>>>

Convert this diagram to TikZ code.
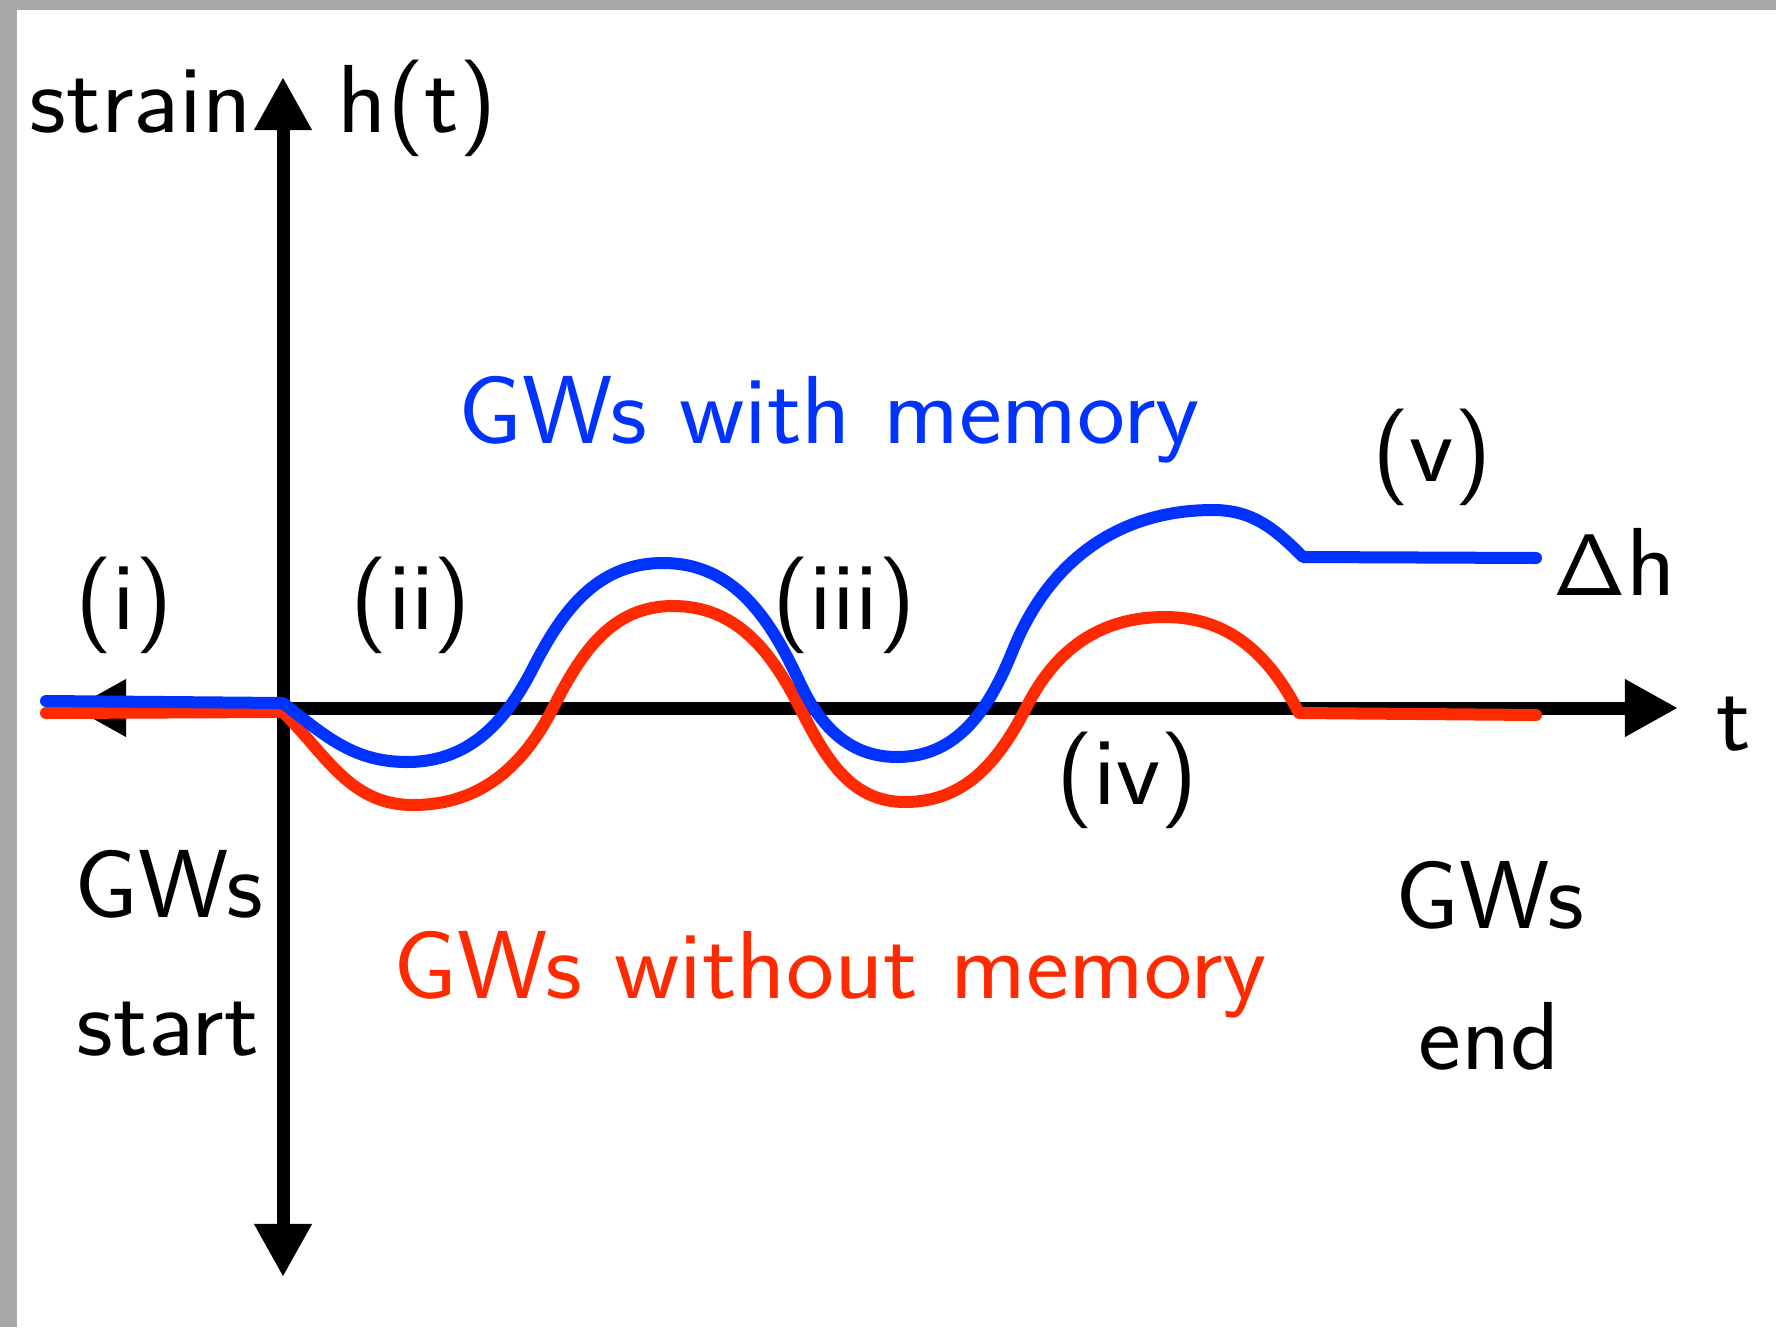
\documentclass[tikz,border=0pt]{standalone}
\usepackage{graphicx}
\usetikzlibrary{arrows.meta, decorations.pathmorphing}
\definecolor{gwblue}{RGB}{0,51,255}
\definecolor{gwred}{RGB}{255,42,0}
\definecolor{framegray}{RGB}{166,169,167}
% slightly wide lettering
\newcommand{\widetxt}[1]{\scalebox{1.055}[1]{#1}}
\tikzset{
  >={Triangle[length=0.53cm,width=0.54cm]},
  % axes
  axis/.style={line width=0.13cm, black},
  % strain curves, crayon look
  strain/.style={line width=0.12cm, line cap=round, line join=round},
  crayon/.style={decorate, decoration={random steps, segment length=3pt, amplitude=0.7pt}, line width=0.04cm},
  strain mem/.style={strain, gwblue, postaction={crayon, draw=gwblue}},
  strain nomem/.style={strain, gwred, postaction={crayon, draw=gwred}},
  % labels
  lbl/.style={inner sep=0, font=\sffamily\fontsize{27.5}{33}\selectfont},
}
\begin{document}
\begin{tikzpicture}[x=0.01cm, y=-0.01cm]
  % frame
  \fill[framegray] (0,0) rectangle (1776,1327);
  \fill[white] (17,10) rectangle (1776,1327);

  % axes
  \coordinate (tleft) at (73,708);
  \coordinate (tright) at (1678,708);
  \coordinate (hup) at (283,77);
  \coordinate (hdown) at (283,1277);
  \draw[axis, <->] (tleft) -- (tright);
  \draw[axis, <->] (hdown) -- (hup);

  % without memory
  \draw[strain nomem] (46,713) -- (283,712)
    to[out=-45, in=180] (413,805) to[out=0, in=243] (553,708)
    to[out=63, in=180] (673,606) to[out=0, in=117] (800,708)
    to[out=-63, in=180] (905,802) to[out=0, in=243] (1027,706)
    to[out=63, in=180] (1165,617) to[out=0, in=117] (1299,713) -- (1536,715);
  % with memory
  \draw[strain mem] (46,701) -- (283,703)
    to[out=-38, in=180] (407,762) to[out=0, in=243] (533,668)
    to[out=63, in=180] (663,563) to[out=0, in=115] (800,683)
    to[out=-65, in=180] (897,757) to[out=0, in=248] (1013,650)
    to[out=68, in=180] (1213,510) to[out=0, in=135] (1303,557) -- (1536,558);

  % labels
  \node[lbl, anchor=base west] (strainlbl) at (29,132) {\widetxt{strain}};
  \node[lbl, anchor=base west] (hlbl) at (337,132) {\widetxt{h(t)}};
  \node[lbl, anchor=base west] (tlbl) at (1716,750) {\widetxt{t}};
  \node[lbl, anchor=base west] (dhlbl) at (1553,595) {\widetxt{$\mathsf{\Delta}$h}};
  \node[lbl, anchor=base] (phase1) at (124,629) {\widetxt{(i)}};
  \node[lbl, anchor=base] (phase2) at (411,629) {\widetxt{(ii)}};
  \node[lbl, anchor=base] (phase3) at (844,629) {\widetxt{(iii)}};
  \node[lbl, anchor=base] (phase4) at (1127,804) {\widetxt{(iv)}};
  \node[lbl, anchor=base] (phase5) at (1432,481) {\widetxt{(v)}};
  \node[lbl, anchor=base west, gwblue] (memlbl) at (458,443) {\widetxt{GWs with memory}};
  \node[lbl, anchor=base west, gwred] (nomemlbl) at (393,998) {\widetxt{GWs without memory}};
  \node[lbl, anchor=base west] (startlbl1) at (74,917) {\widetxt{GWs}};
  \node[lbl, anchor=base west] (startlbl2) at (76,1055) {\widetxt{start}};
  \node[lbl, anchor=base west] (endlbl1) at (1395,928) {\widetxt{GWs}};
  \node[lbl, anchor=base west] (endlbl2) at (1418,1069) {\widetxt{end}};
\end{tikzpicture}
\end{document}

<<<

_Exercise_:
Write out an exact copy of the listing, first line through the line containing "to[out=68, in=180] (1213,510)", with the pictures left out.

_Solution below_:
Convert this diagram to TikZ code.
\documentclass[tikz,border=0pt]{standalone}
\usepackage{graphicx}
\usetikzlibrary{arrows.meta, decorations.pathmorphing}
\definecolor{gwblue}{RGB}{0,51,255}
\definecolor{gwred}{RGB}{255,42,0}
\definecolor{framegray}{RGB}{166,169,167}
% slightly wide lettering
\newcommand{\widetxt}[1]{\scalebox{1.055}[1]{#1}}
\tikzset{
  >={Triangle[length=0.53cm,width=0.54cm]},
  % axes
  axis/.style={line width=0.13cm, black},
  % strain curves, crayon look
  strain/.style={line width=0.12cm, line cap=round, line join=round},
  crayon/.style={decorate, decoration={random steps, segment length=3pt, amplitude=0.7pt}, line width=0.04cm},
  strain mem/.style={strain, gwblue, postaction={crayon, draw=gwblue}},
  strain nomem/.style={strain, gwred, postaction={crayon, draw=gwred}},
  % labels
  lbl/.style={inner sep=0, font=\sffamily\fontsize{27.5}{33}\selectfont},
}
\begin{document}
\begin{tikzpicture}[x=0.01cm, y=-0.01cm]
  % frame
  \fill[framegray] (0,0) rectangle (1776,1327);
  \fill[white] (17,10) rectangle (1776,1327);

  % axes
  \coordinate (tleft) at (73,708);
  \coordinate (tright) at (1678,708);
  \coordinate (hup) at (283,77);
  \coordinate (hdown) at (283,1277);
  \draw[axis, <->] (tleft) -- (tright);
  \draw[axis, <->] (hdown) -- (hup);

  % without memory
  \draw[strain nomem] (46,713) -- (283,712)
    to[out=-45, in=180] (413,805) to[out=0, in=243] (553,708)
    to[out=63, in=180] (673,606) to[out=0, in=117] (800,708)
    to[out=-63, in=180] (905,802) to[out=0, in=243] (1027,706)
    to[out=63, in=180] (1165,617) to[out=0, in=117] (1299,713) -- (1536,715);
  % with memory
  \draw[strain mem] (46,701) -- (283,703)
    to[out=-38, in=180] (407,762) to[out=0, in=243] (533,668)
    to[out=63, in=180] (663,563) to[out=0, in=115] (800,683)
    to[out=-65, in=180] (897,757) to[out=0, in=248] (1013,650)
    to[out=68, in=180] (1213,510) to[out=0, in=135] (1303,557) -- (1536,558);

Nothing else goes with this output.